Pero Morandi no tuvo dificultad en entenderlo.

—Paso la mayor parte del tiempo en la cocina. Es la única habitación que caliento. Y mi cuarto, pero allí sólo duermo.

Se volvió, como si se dispusiera a conducir a Brunetti a aquella parte de la casa.

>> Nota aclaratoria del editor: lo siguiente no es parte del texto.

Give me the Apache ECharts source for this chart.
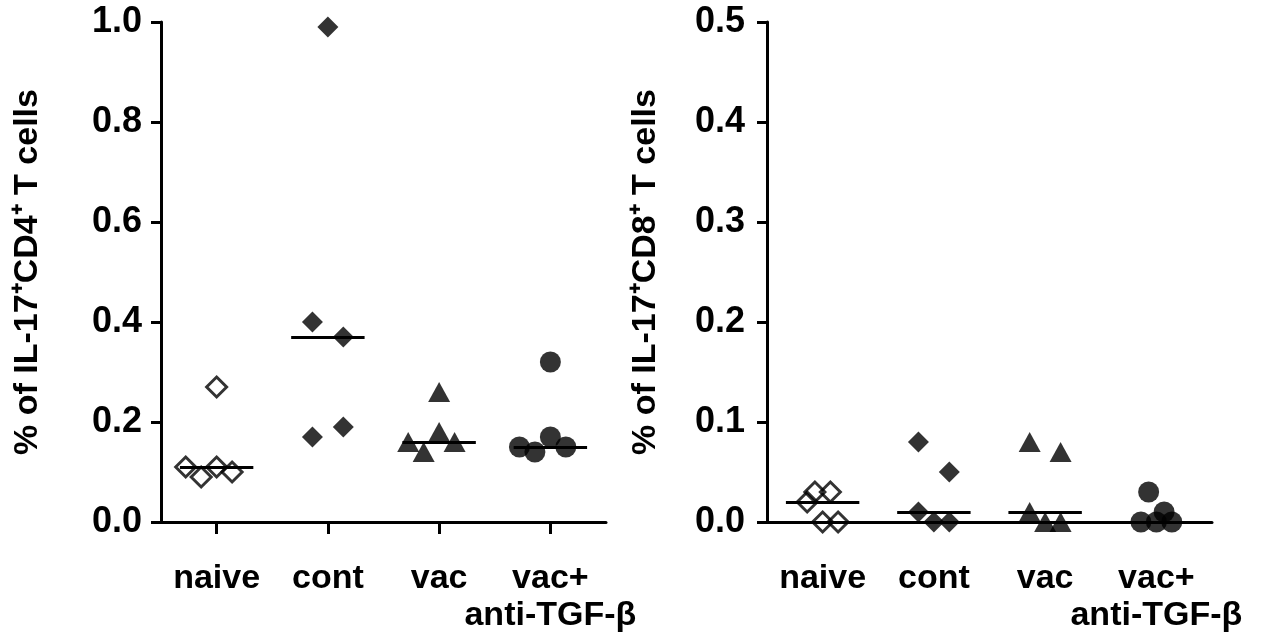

Brunetti le dejó dar unos pocos pasos, y mientras el anciano le daba la espalda, sacó la llave del bolsillo y la depositó en la mesa, bajo la ventana.

Brunetti lo llamó, y cuando Morandi regresó lentamente a la ventana, Brunetti le tendió la mano.

—Gracias por permitirme disfrutar de la vista,
signore.
Es maravillosa.

—Lo es, ¿verdad? —dijo el anciano, ignorando la mano de Brunetti, porque sus ojos se fijaban en las cúpulas, las banderas, las nubes que ahora se deslizaban hacia el oeste.

—¿No es triste —continuó Morandi— que pasemos tanto tiempo preocupados por las casas, por tenerlas y por ponerlas bonitas por dentro, cuando la parte más hermosa está ahí fuera, y no hay nada que podamos hacer para cambiarla?

Esta vez fue Morandi quien hizo un gesto en dirección a la basílica, abarcando con la mano la iglesia, el pasado y la gloria que ya no estaban.